ITAR-TASS is reporting that the renowned Soviet and Russian actress Lyudmila Gurchenko has died in Moscow at the age of 75: "She played her best roles in Alexei German's Twenty Days Without War, Andrei Mikhalkov-Konchalovsky's Sibiriada, Nikita Mikhalkov's Five Evenings, Eldar Ryazanov's The Railway Station for Two, Pyotr Todorovsky's Mechanic Gavrilov's Beloved Woman, and Roman Balayan's Flights in Dreams and Reality."
As her Wikipedia entry has it, she "achieved overnight fame and celebrity status at 21 after she starred in young Eldar Ryazanov's 1956 directorial debut, musical Carnival Night. The film was enormously popular and made Lyudmila famous overnight. Throughout the next two years she toured the entire country with her Carnival Night-inspired musical numbers, attracting crowds of fans. The Soviet cultural establishment, however, deemed her style too western and too out of line with Soviet standards." But she made a roaring comeback, eventually receiving the title of People's Artist of the USSR, "the highest honor that could be bestowed to a musical artist, in 1983. In 2000, she was awarded the 4th Degree Order for the Service to the Motherland, one of the highest civil decorations in post-Soviet Russia."

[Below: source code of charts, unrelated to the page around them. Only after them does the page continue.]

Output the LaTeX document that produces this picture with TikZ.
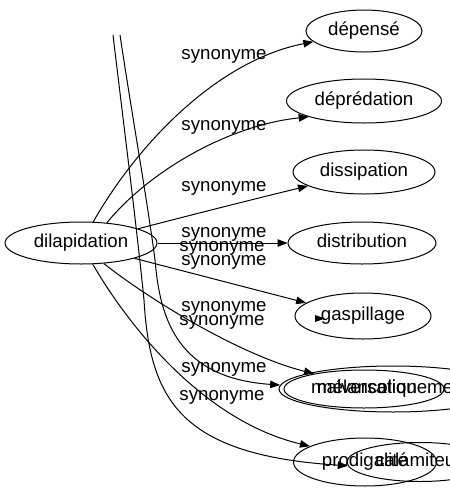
\documentclass[tikz,border=0pt]{standalone}
\usepackage{fontspec}
\setmainfont{Liberation Sans}
\usetikzlibrary{shapes.geometric,arrows.meta}
\begin{document}
\begin{tikzpicture}[x=1pt,y=-1pt,
  every node/.style={font=\fontsize{18.67}{22}\selectfont, inner sep=0pt, text height=13.6pt, text depth=3.9pt},
  term/.style={draw, ellipse, line width=1pt, inner sep=0pt},
  lbl/.style={text height=9.7pt, text depth=3.9pt},
  arr/.style={draw, line width=1pt, -{Triangle[length=10pt,width=7.5pt]}}]
\useasboundingbox (0,0) rectangle (450,491);
\clip (0,0) rectangle (450,491);
% nodes
\node[term, minimum width=152, minimum height=42] (dil) at (81,243) {dilapidation};
\node[term, minimum width=116, minimum height=42] (dep) at (364,31) {dépensé};
\node[term, minimum width=155, minimum height=44] (depr) at (364,101) {déprédation};
\node[term, minimum width=142, minimum height=44] (diss) at (364,172) {dissipation};
\node[term, minimum width=148, minimum height=42] (distr) at (362,243) {distribution};
\node[term, minimum width=136, minimum height=46] (gasp) at (363,316) {gaspillage};
\node[term, minimum width=228, minimum height=46] (melan) at (393,389) {mélancoliquement};
\node[term, minimum width=160, minimum height=38] (malv) at (364,389) {malversation};
\node[term, minimum width=143, minimum height=48] (prod) at (365,462) {prodigalité};
\node[term, minimum width=146, minimum height=39] (cala) at (420,462) {calamiteux};
% free ends
\coordinate (topA) at (113,35);
\coordinate (topB) at (120,35);
% labels
\node[lbl] (l1) at (224,57) {synonyme};
\node[lbl] (l2) at (224,128) {synonyme};
\node[lbl] (l3) at (224,189) {synonyme};
\node[lbl] (l4a) at (224,235) {synonyme};
\node[lbl] (l4b) at (222,249) {synonyme};
\node[lbl] (l4c) at (224,263) {synonyme};
\node[lbl] (l5a) at (224,309) {synonyme};
\node[lbl] (l5b) at (222,323) {synonyme};
\node[lbl] (l6) at (224,370) {synonyme};
\node[lbl] (l7) at (222,398) {synonyme};
% edges
\draw[arr] (dil.60) .. controls (140,140) and (220,60) .. (dep.192);
\draw[arr] (dil.38) .. controls (150,170) and (230,125) .. (depr.196);
\draw[arr] (dil.14) .. controls (195,214) and (250,200) .. (diss.194);
\draw[arr] (dil.0) -- (distr.180);
\draw[arr] (dil.-16) -- (gasp.167);
\draw[arr] (dil.-42) .. controls (150,300) and (240,355) .. (malv.163);
\draw[arr] (dil.-61) .. controls (125,320) and (200,420) .. (prod.164);
\draw[arr] (topA) .. controls (125,135) and (137,230) .. (144,300) .. controls (150,400) and (180,455) .. (cala.183);
\draw[arr] (topB) .. controls (132,115) and (148,205) .. (155,260) .. controls (160,320) and (178,378) .. (melan.178);
% lone arrowhead inside gaspillage
\fill (325,318.5) -- (315,315) -- (315,322) -- cycle;
\end{tikzpicture}
\end{document}
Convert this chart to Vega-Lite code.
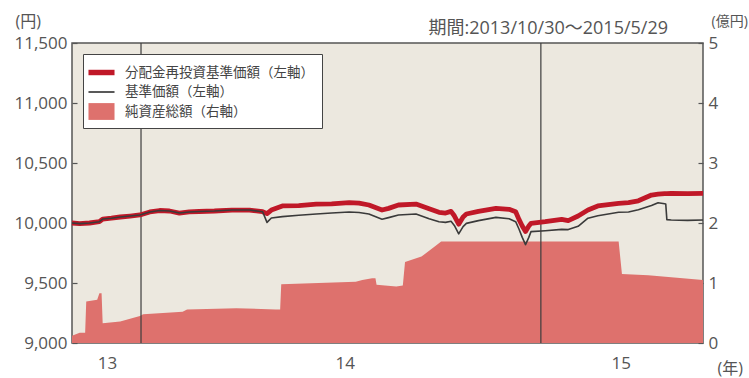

Update, 4/3: For the Guardian, Ronald Bergan traces Gurchenko's rapid rise, then the period in which she was side-lined, followed by her comeback: "Unfortunately, the first film of the most satisfying period of her career, Aleksei German's Twenty Days Without War (1976), in which she played the falsely optimistic ex-wife of a war correspondent, was banned during Leonid Brezhnev's epoch of stagnation, presumably because of its anti-war theme that stresses the difference between those who experienced the fighting and those at home who needed romantic and heroic illusions. By the time it was released in 1981, Gurchenko had gained international exposure in Andrei Konchalovsky's three-hour plus epic Siberiade (1979), which depicted the lives of two families, one rich and one poor, in a Siberian village from 1909 to 1969. Winner of the special jury prize at Cannes, it starred Nikita Mikhalkov (the director's actor-director brother) as a flamboyant oilman in love with a free-spirited Gurchenko, from the richer family."